Penn provides conference residence hall housing for Penn students, visiting students enrolled in summer courses, and internal or external groups from May through August. Our residence halls provide a comfortable balance of privacy and camaraderie in central locations.
Options for guests include:
- Air-conditioned high-rise residence halls featuring apartment-style floor plans
- Single apartments Shared single-bedroom apartments with capacities from one to four people
- Air-conditioned, traditional style dormitories
- Non air-conditioned, traditional style dormitories
Depending on the size, length, and nature of your program, amenities such as linen can be arranged at rates that aretypically even lower than economy hotel rooms.
Offering a total capacity to accommodate 2,317 residents, Penn's high-rise residence halls welcome guests to apartment-style living with breathtaking views of the city, in attractive accommodations offering wall-to-wall carpeting, air conditioning, private bathrooms and many with kitchens.
Rodin, Harnwell, and Harrison College Houses
Each resident is supplied with a bed, desk and chair, and a dresser. Additional room furnishings vary depending on the type of room. Rooms in Harnwell, Harrison and Rodin College Houses are furnished.
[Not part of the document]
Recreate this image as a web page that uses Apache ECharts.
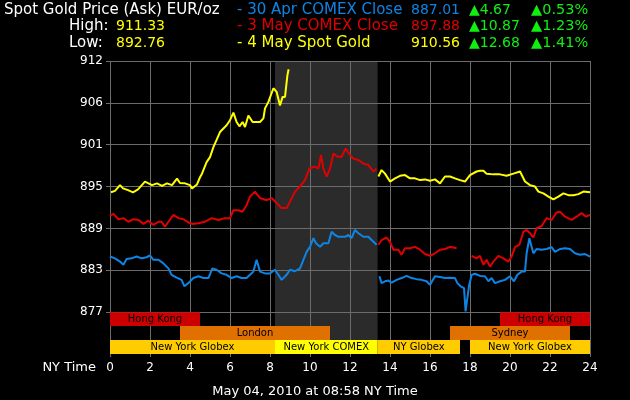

For those who prefer a private bathroom or cooking facilities within their own room, the high rises are ideal.
Each has its own public facilities, including lounges, and laundries. Many have special amenities such as commissaries, pool tables, ATMs, coffee houses, vending machines, recreational equipment and more.
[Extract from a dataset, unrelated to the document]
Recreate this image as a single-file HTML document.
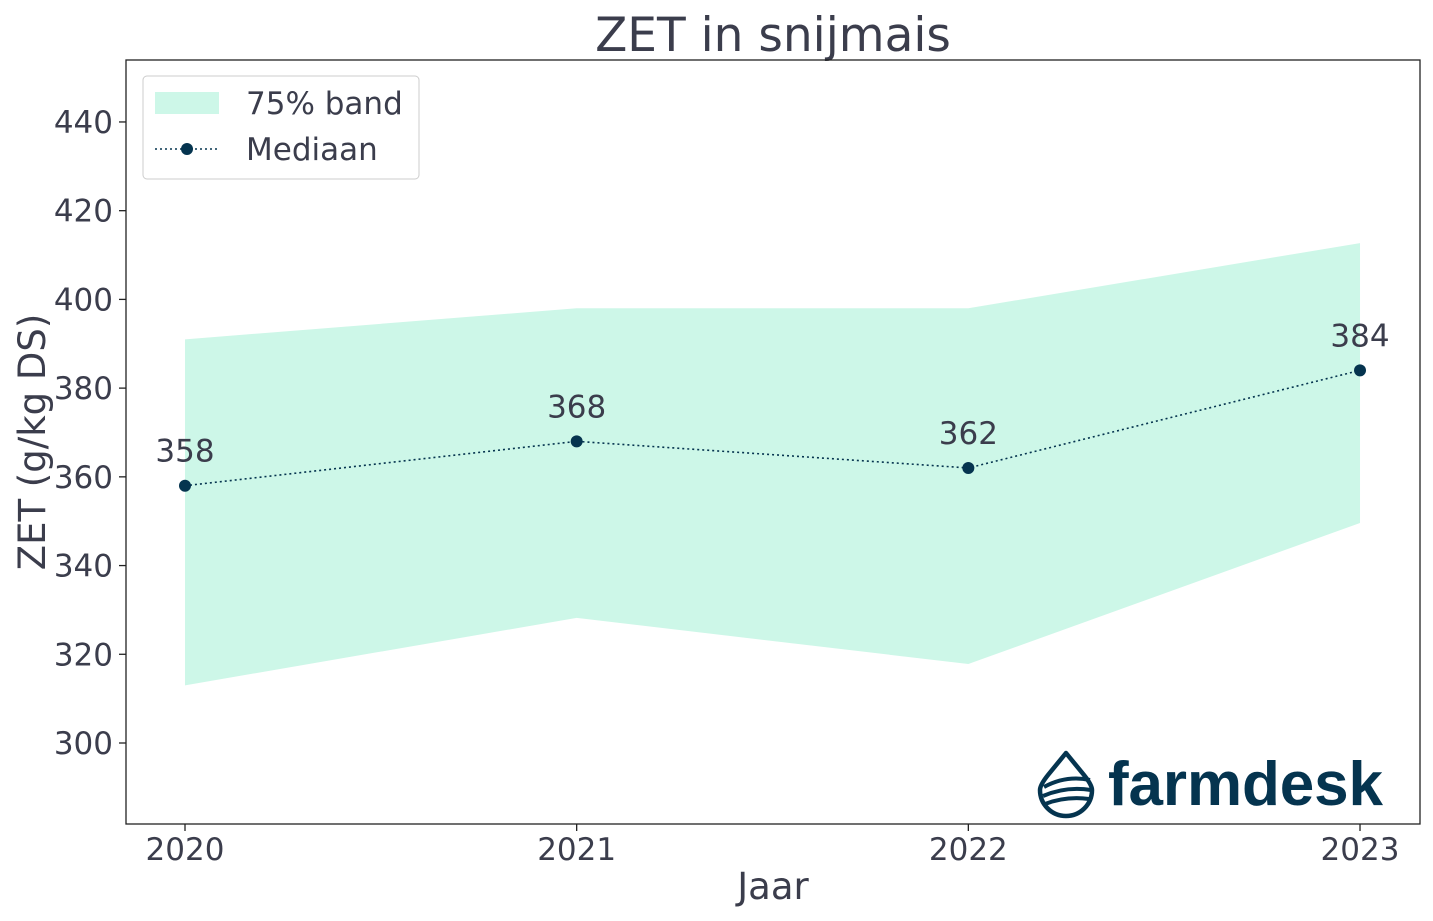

In all of the College Houses, safety is of the utmost importance. Security staff are stationed at the entrances around the clock. House Managers, and a full complement of housekeeping and maintenance staff are available in case of an emergency. Visitors are welcome, but they must be signed in by residents.
Other guest furnishings include a twin, extra -long (36"x80") bed, desk, chair, one chest of drawers and wall mounted bookshelves.
Sansom Place West
Sansom Place West is a fully furnished, air conditioned apartment-style high-rise primarily accommodating Penn's graduate resident community with the privacy and quiet grad students need to pursue their advanced degrees. Conveniently located, residents have easy access to all University facilities, restaurants, convenience stores and other services. 24-hour security and a well-trained, live-in staff round out an active and stimulating environment.
Residents and Conference Guests have their questions answered by an Information Center Specialist 24 hours a day. Access to Sansom Place is limited to residents and their guests. Guest furnishings include a twin, extra -long (36"x80") bed, desk, chair, one chest of drawers and wall mounted bookshelves. Sansom Place West room type options include:
- Double (two bedroom) apartments accommodating two single individuals sharing a bathroom. Some units have a kitchenette and dining area.
- Single rooms that share a bathroom with one other room.
The Quad environment is truly remarkable. Made up of over 28 interlocking building, combined into 3 distinct personalites known as college houses... Riepe, Fisher Hassenfeld and Ware. Each College house can accommodate between 450-550 guests in a variety of room configurations.
A little history...
The buildings that constitute today's Riepe College House gather around two sheltering courtyards at the eastern end of the historic Quadrangle. Built in several phases during the early twentieth century, they adopt the distinctive mixture of later medieval and early Renaissance forms that architects Walter Cope and John Stewardson invented for the earlier parts of the dormitory complex. The buildings that follow Spruce Street were built in 1904-1910 and Thomas Penn (named for William Penn's second son) and Cleemann were designed and erected in 1912-1914 with the rest of the "Baby Quad" in 1926-1929.
Fisher Hassenfeld College House surrounds the western or "Upper" Quad and includes the University's oldest, built in 1895-1900. With their design, architects perfected the charming vocabulary of English medieval forms that would come to be called "Collegiate Gothic" at Penn and around the world. The cluster of buildings that make up Fisher Hassenfeld College House are collectively called Goldberg House, honoring the generosity of Wendy and Leonard Goldberg. In 2002, the House received an extraordinary gift from alumni Alan Hassenfeld and Jerome and Anne Fisher, whose combined names create a strong new tradition in Penn's historic Quad.
The quadruple-turreted Tudor Memorial Tower entranceway, or Ware College House was designed and completed in 1900 just in time to commemorate Pennsylvanians who perished in the Spanish- American War. The buildings to the south and east were built over the next few years, but it was only in 1954 that the University completed the south range with the construction of Butcher and Speakman. The breezy eclecticism of the original buildings was now out of fashion, but the simplified style that was adopted respects the older work.
The size and configuration of rooms and suites in The Quad Houses vary greatly with a combination of amenities that may include libraries, music practice rooms, computer labs, study rooms, and lounges. These amenities are deeply important to the quality of life and help unite guest residents as a community.
Security staff are stationed at the entrances around the clock. House Managers, and a full complement of housekeeping and maintenance staff are available in case of an emergency. Visitors are welcome, but they must be signed in by residents.
Other per guest furnishings include a twin, extra -long (36"x80") bed, desk, chair, one chest of drawers and bookshelves.